Un appel à l’action : raviver la flamme européenne avec « Faut qu’on parle d’Europe »

La convergence de ces deux tendances – un euroscepticisme croissant et une nation qui se déconnecte – représente un danger pour l’avenir de l’intégration européenne. L’apathie et le désengagement sont un terreau fertile pour les mouvements nationalistes et populistes, menaçant de détricoter le tissu même du projet européen.

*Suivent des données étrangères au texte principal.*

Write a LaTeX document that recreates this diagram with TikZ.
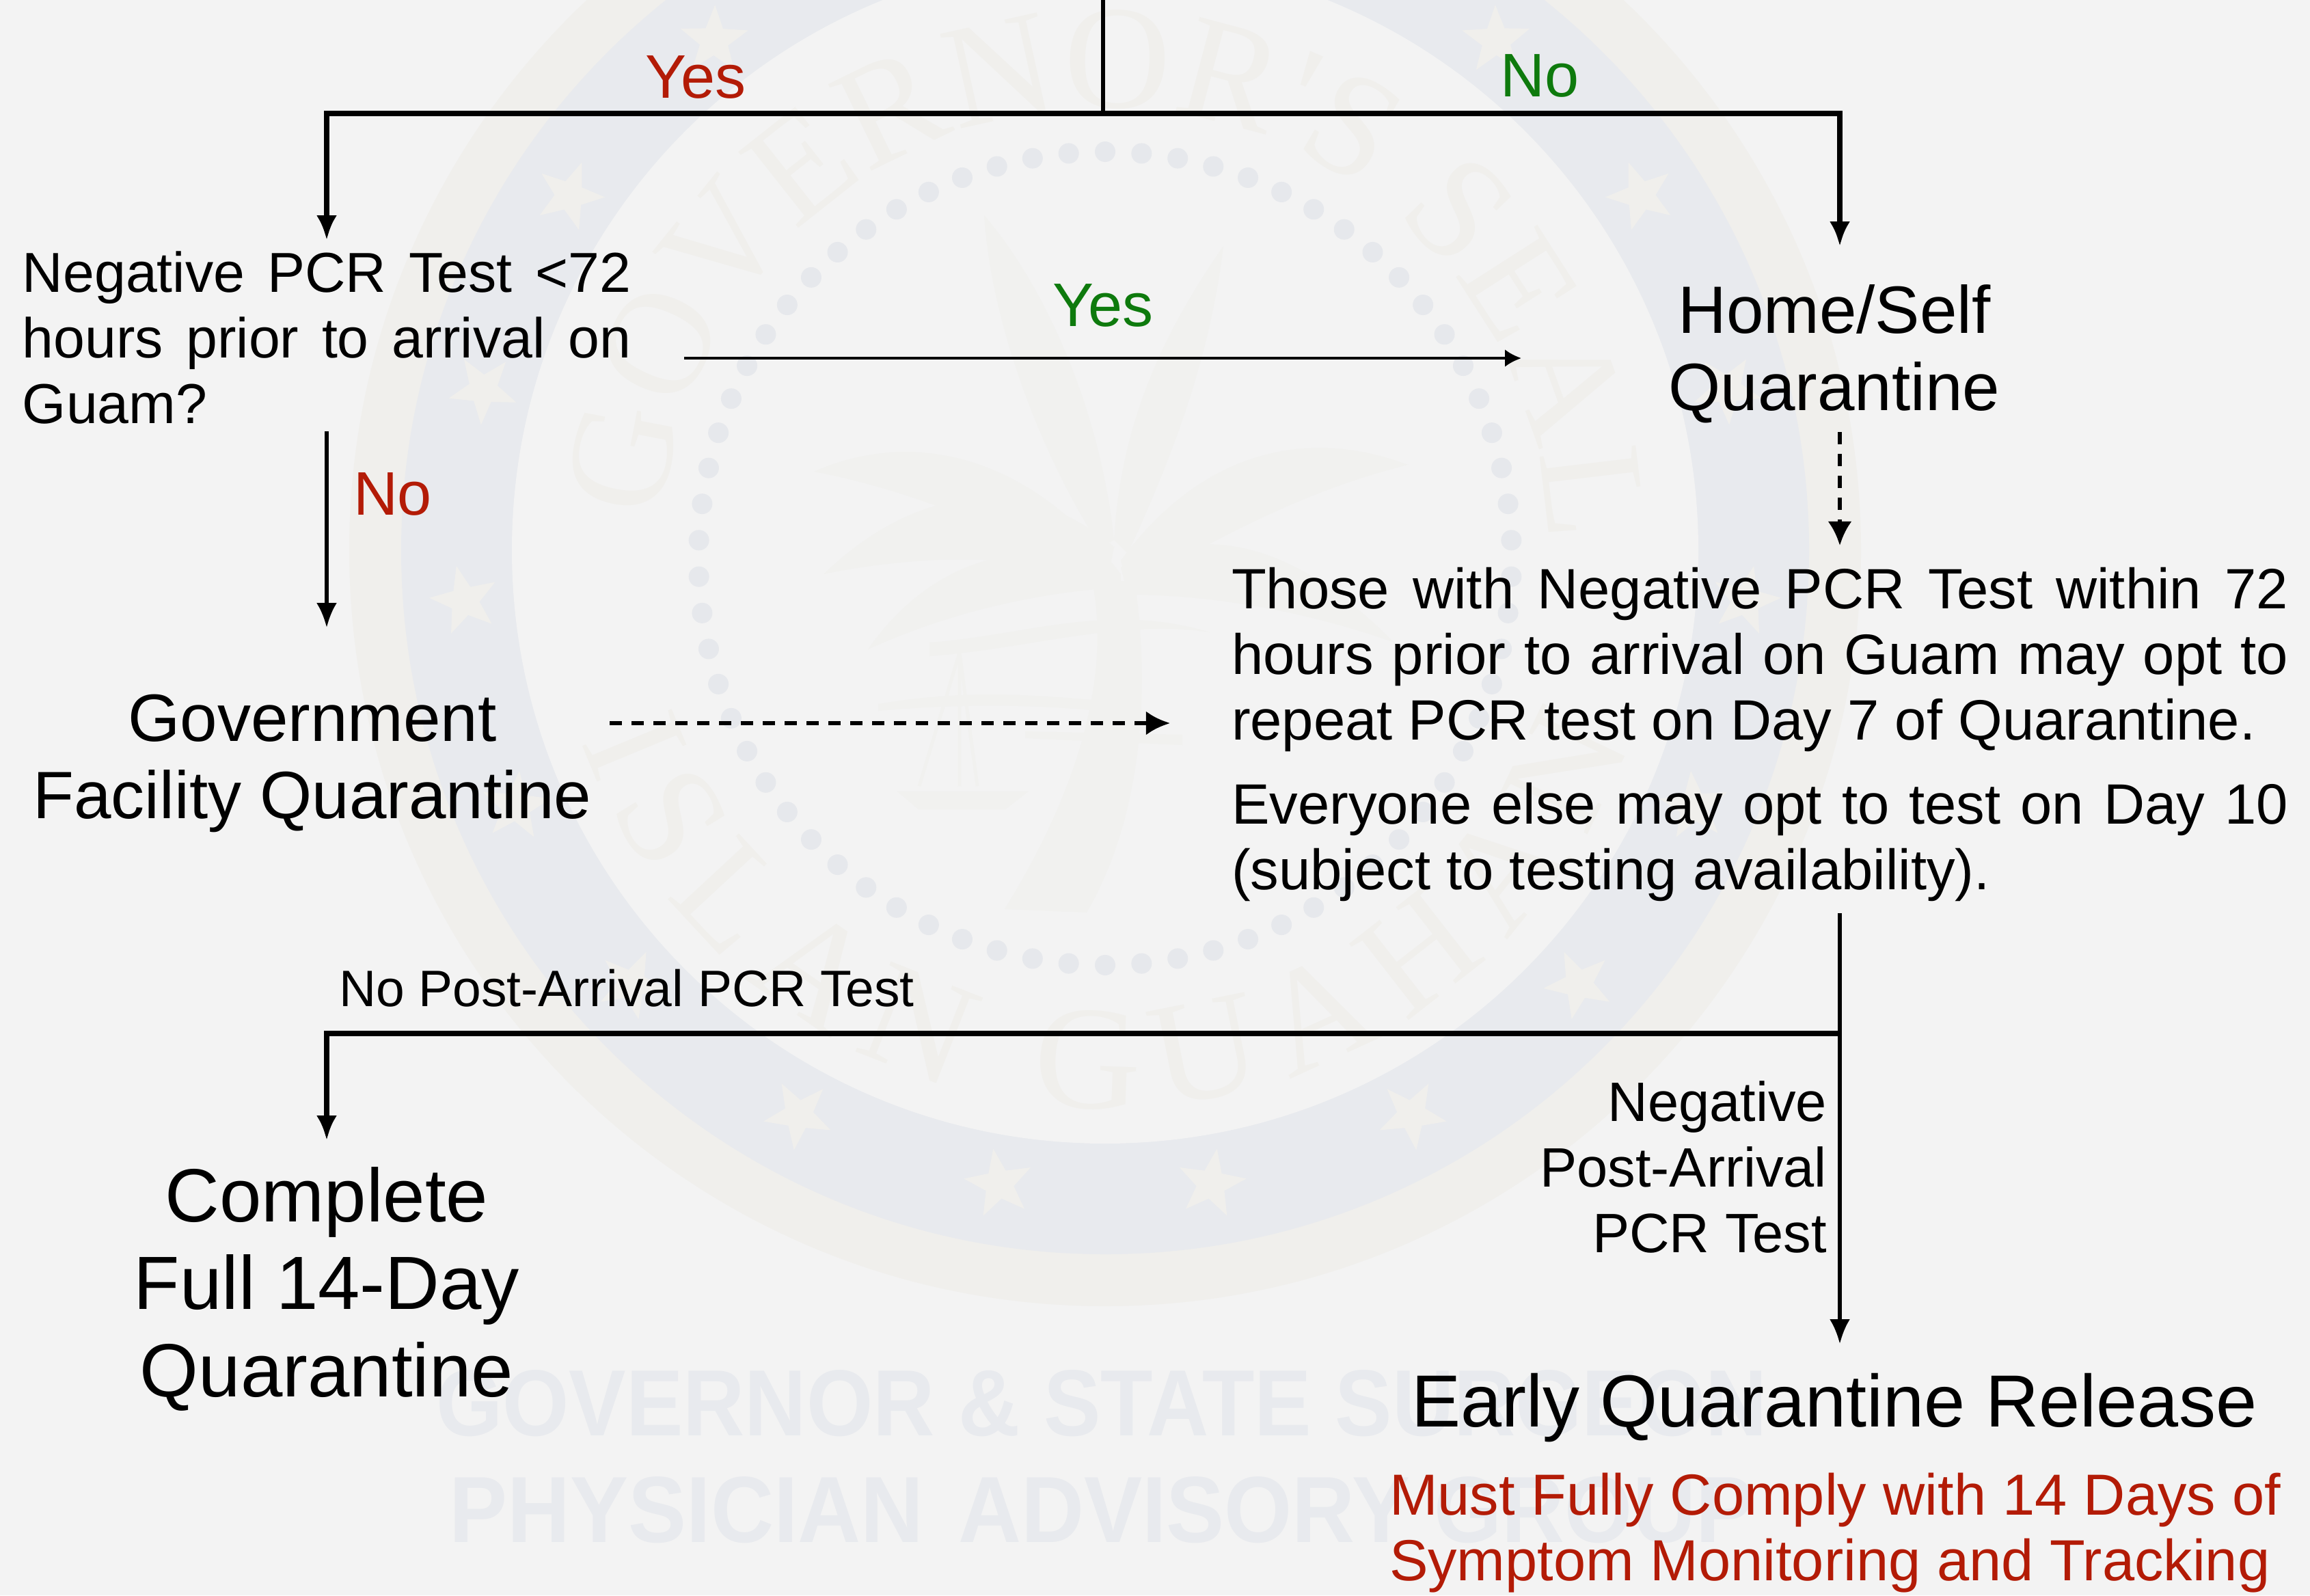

L’initiative « Faut qu’on parle » lancée conjointement par La Croix et Brut offre un modèle prometteur pour relever ce défi. L’idée est simple : réunir des personnes ayant des points de vue opposés pour des conversations en face à face, favorisant l’empathie et la compréhension. Adapter ce modèle aux questions européennes – « Faut qu’on parle d’Europe » – pourrait constituer un puissant antidote à l’exode informationnel et à l’apathie croissance en matière européenne. Il s’agirait de réunir des citoyens français d’horizons divers pour discuter de leurs espoirs et de leurs craintes quant à l’avenir de l’Union, à une échelle individuelle pour privilégier une vraie expérience convaincante, à défaut de campagnes à plus grande échelle.

Il ne s’agit pas simplement de fournir davantage d’informations ; il s’agit de créer des espaces de dialogue significatif, où les gens peuvent s’écouter, remettre en question leurs préjugés et trouver un terrain d’entente. Il s’agit de restaurer la confiance et de favoriser un sentiment d’appropriation collective du projet européen.

Face aux signaux d’alarme de la dégradation de la relation des Français à l’Europe, renforcée par l’exode informationnel nous devons agir maintenant pour raviver la flamme européenne avant qu’elle ne vacille et ne s’éteigne.